Basic Info
Name: Manfred Mohr
Date of Birth: June 8, 1938
Country of Origin: DE
Website: http://www.emohr.com/
Gallery Representation: bitforms gallery - Steve Sacks - NYC
Galerie Mueller-Roth, Christine Mueller-Roth, Stuttgart Germany
DAM Gallery, Wolf Lieser, Berlin Germany
Gallery Charlot, Valerie Hasson-Benillouche, Paris
Description
Manfred Mohr is one of the great names of computer art, considered a pioneer in the field and nicknamed “godfather” of digital art. His work is distinguished by its radically rational construction which explores series of shapes of ever-increasing complexity.

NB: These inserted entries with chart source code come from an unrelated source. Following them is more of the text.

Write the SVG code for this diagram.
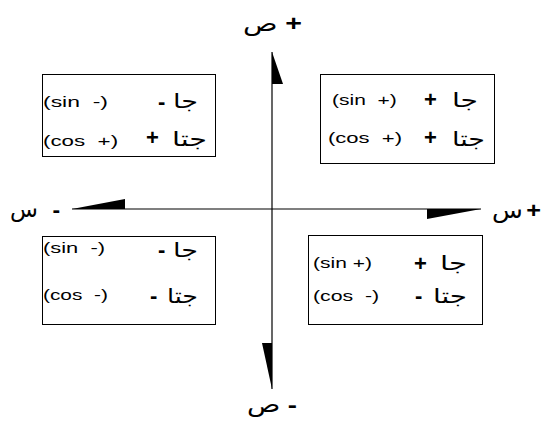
<svg xmlns="http://www.w3.org/2000/svg" width="542" height="423" viewBox="0 0 542 423">
<style>
.bx{fill:#fff;stroke:#000;stroke-width:1}
.lat{font-family:"Liberation Sans",Arial,sans-serif;font-size:15px;fill:#000}
.ar{font-family:"DejaVu Sans",sans-serif;font-size:20px;fill:#000}
.sg{font-family:"Liberation Sans",Arial,sans-serif;font-size:22px;font-weight:bold;fill:#000}
.ax{stroke:#000;stroke-width:1.2;fill:none}
.lbl{font-family:"DejaVu Sans",sans-serif;font-size:22px;fill:#000}
</style>
<rect width="542" height="423" fill="#fff"/>
<g id="connectors">
<line class="ax" x1="72" y1="209" x2="481" y2="209"/>
<line class="ax" x1="272" y1="52" x2="272" y2="389"/>
<polygon points="272,52 283,84 272,84" fill="#000"/>
<polygon points="262,343 272,343 272,389" fill="#000"/>
<polygon points="72,209 125,199 125,209" fill="#000"/>
<polygon points="427,209 427,219 481,209" fill="#000"/>
</g>
<g id="label-y-plus"><text class="lbl" x="243" y="31" textLength="59" lengthAdjust="spacingAndGlyphs">ص<tspan class="sg" dx="6">+</tspan></text></g>
<g id="label-y-minus"><text class="lbl" x="247" y="412" textLength="50" lengthAdjust="spacingAndGlyphs">ص<tspan class="sg" dx="6">-</tspan></text></g>
<g id="label-x-minus"><text class="lbl" x="10" y="217" textLength="50" lengthAdjust="spacingAndGlyphs">س<tspan class="sg" dx="14">-</tspan></text></g>
<g id="label-x-plus"><text class="lbl" x="492" y="218" textLength="49" lengthAdjust="spacingAndGlyphs">س<tspan class="sg" dx="3">+</tspan></text></g>
<g id="q2">
<rect class="bx" x="42.5" y="74.5" width="173" height="82"/>
<text class="lat" transform="translate(43,107) scale(1.53,1)">(sin&#160;&#160;-)</text>
<text class="sg" x="158" y="109">-</text>
<text class="ar" x="198" y="108" text-anchor="end" textLength="25" lengthAdjust="spacingAndGlyphs">جا</text>
<text class="lat" transform="translate(43,146) scale(1.49,1)">(cos&#160;&#160;+)</text>
<text class="sg" x="146" y="145">+</text>
<text class="ar" x="207" y="146" text-anchor="end" textLength="35" lengthAdjust="spacingAndGlyphs">جتا</text>
</g>
<g id="q1">
<rect class="bx" x="320.5" y="74.5" width="174" height="89"/>
<text class="lat" transform="translate(332,105) scale(1.4,1)">(sin&#160;&#160;+)</text>
<text class="sg" x="424" y="107">+</text>
<text class="ar" x="478" y="107" text-anchor="end" textLength="26" lengthAdjust="spacingAndGlyphs">جا</text>
<text class="lat" transform="translate(328,143) scale(1.47,1)">(cos&#160;&#160;+)</text>
<text class="sg" x="424" y="145">+</text>
<text class="ar" x="485" y="146" text-anchor="end" textLength="33" lengthAdjust="spacingAndGlyphs">جتا</text>
</g>
<g id="q3">
<rect class="bx" x="42.5" y="236.5" width="173" height="88"/>
<text class="lat" transform="translate(43,253) scale(1.46,1)">(sin&#160;&#160;-)</text>
<text class="sg" x="158" y="257">-</text>
<text class="ar" x="198" y="257" text-anchor="end" textLength="25" lengthAdjust="spacingAndGlyphs">جا</text>
<text class="lat" transform="translate(43,300) scale(1.39,1)">(cos&#160;&#160;-)</text>
<text class="sg" x="150" y="303">-</text>
<text class="ar" x="198" y="303" text-anchor="end" textLength="31" lengthAdjust="spacingAndGlyphs">جتا</text>
</g>
<g id="q4">
<rect class="bx" x="308.5" y="235.5" width="174" height="89"/>
<text class="lat" transform="translate(313,268) scale(1.4,1)">(sin +)</text>
<text class="sg" x="414" y="271">+</text>
<text class="ar" x="467" y="270" text-anchor="end" textLength="27" lengthAdjust="spacingAndGlyphs">جا</text>
<text class="lat" transform="translate(313,301) scale(1.42,1)">(cos&#160;&#160;-)</text>
<text class="sg" x="415" y="303">-</text>
<text class="ar" x="467" y="303" text-anchor="end" textLength="34" lengthAdjust="spacingAndGlyphs">جتا</text>
</g>
</svg>
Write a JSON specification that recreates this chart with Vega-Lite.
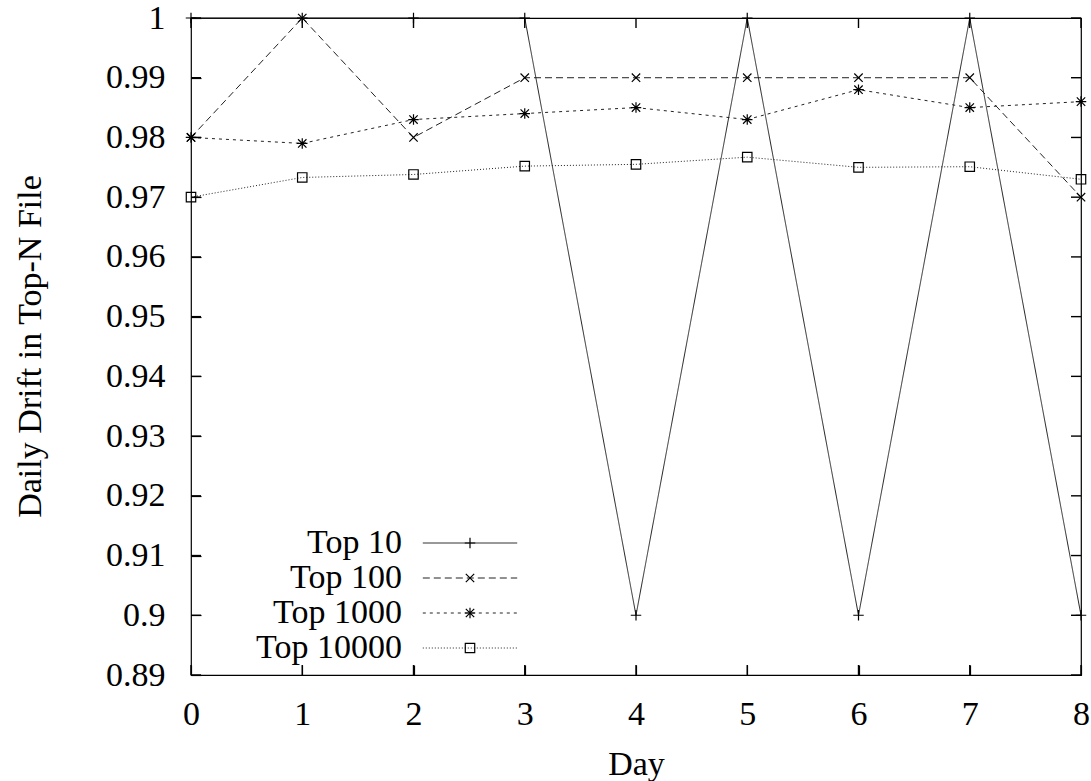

Born in Pforzheim, Germany, Mohr began his career as an action painter and jazz musician. He co-founded a jazz club and played tenor saxophone and oboe in local groups; later, his knowledge of music theory would influence his practice even after he began to work with computers. His early work was focused on gestural abstraction, but he quickly shifted to using a black and white geometric pictorial language in his paintings. In 1963, he moved to Paris and studied lithography at the École des Beaux Arts, where he continued his artistic evolution, undertaking geometric experiments and incorporating hard-edge theory into his work. After discovering Prof. Max Bense‘s information aesthetics, Mohr’s artistic thinking was radically changed. Within a few years, his art transformed from abstract expressionism to computer-generated algorithmic geometry. Encouraged by the computer music composer Pierre Barbaud whom he met in 1967, Mohr programmed his first computer drawings in 1969.
By the early 1980s, he was living and working full-time in New York. He maintains a clear musical influence in the use of rhythm and repetition in his work, producing pieces characterized by complex series of lines and forms with a clear and methodical underlying structure, created from algorithms that describe a defined system. These algorithms are then executed using pseudo-random numbers as the values of structural parameters. Mohr has explored the multidimensional cube as a source of visual complexity in many of his works, utilizing fractured projections of n-dimensional hypercubes. His practice has been compared to Josef Albers in its’ systematic explorations of shape, as opposed to Albers’ visual research on color.
Mohr’s work was some of the first computer art to be collected by museums and is now held internationally in collections like those of the Centre Pompidou, Paris; Victoria and Albert Museum, London; Stedelijk Museum, Amsterdam; and others from Tel Aviv to Berlin and across the U.S. He has also had many one-person shows and retrospectives dedicated to his work in museums and galleries internationally, as well as innumerable group shows everywhere from MoMA, New York, to MoCa, Los Angeles and Museo Nacional Reina Sofia, Madrid. He received the ACM SIGGRAPH Distinguished Artist Award for Lifetime Achievement in Digital Art in 2013, and has been granted other artistic awards and fellowships in the U.S. and Germany. Recently, he has continued to develop programs and algorithms that revisit his older code in a new way.